Work to do: Output an exact reproduction of the data.

START

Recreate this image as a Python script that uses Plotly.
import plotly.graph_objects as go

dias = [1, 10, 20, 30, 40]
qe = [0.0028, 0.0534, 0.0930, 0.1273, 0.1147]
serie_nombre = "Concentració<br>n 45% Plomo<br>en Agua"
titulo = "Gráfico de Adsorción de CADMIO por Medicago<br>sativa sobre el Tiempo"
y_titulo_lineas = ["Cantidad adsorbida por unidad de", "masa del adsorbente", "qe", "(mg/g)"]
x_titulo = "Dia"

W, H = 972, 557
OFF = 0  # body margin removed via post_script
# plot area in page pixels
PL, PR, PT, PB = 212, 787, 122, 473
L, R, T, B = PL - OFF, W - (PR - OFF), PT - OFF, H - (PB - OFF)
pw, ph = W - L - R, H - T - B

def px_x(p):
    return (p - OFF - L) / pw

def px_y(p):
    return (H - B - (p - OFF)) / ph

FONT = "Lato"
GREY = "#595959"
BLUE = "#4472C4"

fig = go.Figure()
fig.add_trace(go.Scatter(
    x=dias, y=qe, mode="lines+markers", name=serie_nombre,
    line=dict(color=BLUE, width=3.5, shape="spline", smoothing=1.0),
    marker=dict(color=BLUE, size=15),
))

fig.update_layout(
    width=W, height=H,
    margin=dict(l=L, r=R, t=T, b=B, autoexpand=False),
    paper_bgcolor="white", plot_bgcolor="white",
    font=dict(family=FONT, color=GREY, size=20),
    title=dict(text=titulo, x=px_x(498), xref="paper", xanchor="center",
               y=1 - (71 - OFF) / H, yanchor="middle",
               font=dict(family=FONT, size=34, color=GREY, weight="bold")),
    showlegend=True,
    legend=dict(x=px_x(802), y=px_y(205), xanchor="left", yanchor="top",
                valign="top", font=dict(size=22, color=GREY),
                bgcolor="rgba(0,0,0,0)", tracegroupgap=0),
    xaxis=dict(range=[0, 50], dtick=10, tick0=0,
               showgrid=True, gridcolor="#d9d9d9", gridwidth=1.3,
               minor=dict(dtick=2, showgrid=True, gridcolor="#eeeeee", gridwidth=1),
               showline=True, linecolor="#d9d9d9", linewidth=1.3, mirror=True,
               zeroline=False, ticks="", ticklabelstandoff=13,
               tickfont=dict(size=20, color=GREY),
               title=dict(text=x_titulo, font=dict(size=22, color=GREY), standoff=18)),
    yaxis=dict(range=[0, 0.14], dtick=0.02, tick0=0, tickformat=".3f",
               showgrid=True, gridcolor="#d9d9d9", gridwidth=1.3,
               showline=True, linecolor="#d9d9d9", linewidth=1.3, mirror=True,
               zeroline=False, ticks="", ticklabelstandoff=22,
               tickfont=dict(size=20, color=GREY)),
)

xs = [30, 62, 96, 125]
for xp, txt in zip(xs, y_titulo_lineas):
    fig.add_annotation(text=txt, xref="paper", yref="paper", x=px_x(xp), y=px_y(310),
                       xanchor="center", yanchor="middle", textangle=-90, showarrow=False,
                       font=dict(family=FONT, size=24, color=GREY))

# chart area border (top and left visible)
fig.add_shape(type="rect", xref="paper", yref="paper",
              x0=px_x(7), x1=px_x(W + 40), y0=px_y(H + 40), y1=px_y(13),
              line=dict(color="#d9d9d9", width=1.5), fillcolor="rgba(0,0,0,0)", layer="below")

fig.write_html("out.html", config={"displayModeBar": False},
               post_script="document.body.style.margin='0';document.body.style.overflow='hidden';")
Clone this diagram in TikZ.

END

Correct answer:
Recreate this image as a Python script that uses Plotly.
import plotly.graph_objects as go

dias = [1, 10, 20, 30, 40]
qe = [0.0028, 0.0534, 0.0930, 0.1273, 0.1147]
serie_nombre = "Concentració<br>n 45% Plomo<br>en Agua"
titulo = "Gráfico de Adsorción de CADMIO por Medicago<br>sativa sobre el Tiempo"
y_titulo_lineas = ["Cantidad adsorbida por unidad de", "masa del adsorbente", "qe", "(mg/g)"]
x_titulo = "Dia"

W, H = 972, 557
OFF = 0  # body margin removed via post_script
# plot area in page pixels
PL, PR, PT, PB = 212, 787, 122, 473
L, R, T, B = PL - OFF, W - (PR - OFF), PT - OFF, H - (PB - OFF)
pw, ph = W - L - R, H - T - B

def px_x(p):
    return (p - OFF - L) / pw

def px_y(p):
    return (H - B - (p - OFF)) / ph

FONT = "Lato"
GREY = "#595959"
BLUE = "#4472C4"

fig = go.Figure()
fig.add_trace(go.Scatter(
    x=dias, y=qe, mode="lines+markers", name=serie_nombre,
    line=dict(color=BLUE, width=3.5, shape="spline", smoothing=1.0),
    marker=dict(color=BLUE, size=15),
))

fig.update_layout(
    width=W, height=H,
    margin=dict(l=L, r=R, t=T, b=B, autoexpand=False),
    paper_bgcolor="white", plot_bgcolor="white",
    font=dict(family=FONT, color=GREY, size=20),
    title=dict(text=titulo, x=px_x(498), xref="paper", xanchor="center",
               y=1 - (71 - OFF) / H, yanchor="middle",
               font=dict(family=FONT, size=34, color=GREY, weight="bold")),
    showlegend=True,
    legend=dict(x=px_x(802), y=px_y(205), xanchor="left", yanchor="top",
                valign="top", font=dict(size=22, color=GREY),
                bgcolor="rgba(0,0,0,0)", tracegroupgap=0),
    xaxis=dict(range=[0, 50], dtick=10, tick0=0,
               showgrid=True, gridcolor="#d9d9d9", gridwidth=1.3,
               minor=dict(dtick=2, showgrid=True, gridcolor="#eeeeee", gridwidth=1),
               showline=True, linecolor="#d9d9d9", linewidth=1.3, mirror=True,
               zeroline=False, ticks="", ticklabelstandoff=13,
               tickfont=dict(size=20, color=GREY),
               title=dict(text=x_titulo, font=dict(size=22, color=GREY), standoff=18)),
    yaxis=dict(range=[0, 0.14], dtick=0.02, tick0=0, tickformat=".3f",
               showgrid=True, gridcolor="#d9d9d9", gridwidth=1.3,
               showline=True, linecolor="#d9d9d9", linewidth=1.3, mirror=True,
               zeroline=False, ticks="", ticklabelstandoff=22,
               tickfont=dict(size=20, color=GREY)),
)

xs = [30, 62, 96, 125]
for xp, txt in zip(xs, y_titulo_lineas):
    fig.add_annotation(text=txt, xref="paper", yref="paper", x=px_x(xp), y=px_y(310),
                       xanchor="center", yanchor="middle", textangle=-90, showarrow=False,
                       font=dict(family=FONT, size=24, color=GREY))

# chart area border (top and left visible)
fig.add_shape(type="rect", xref="paper", yref="paper",
              x0=px_x(7), x1=px_x(W + 40), y0=px_y(H + 40), y1=px_y(13),
              line=dict(color="#d9d9d9", width=1.5), fillcolor="rgba(0,0,0,0)", layer="below")

fig.write_html("out.html", config={"displayModeBar": False},
               post_script="document.body.style.margin='0';document.body.style.overflow='hidden';")
Clone this diagram in TikZ.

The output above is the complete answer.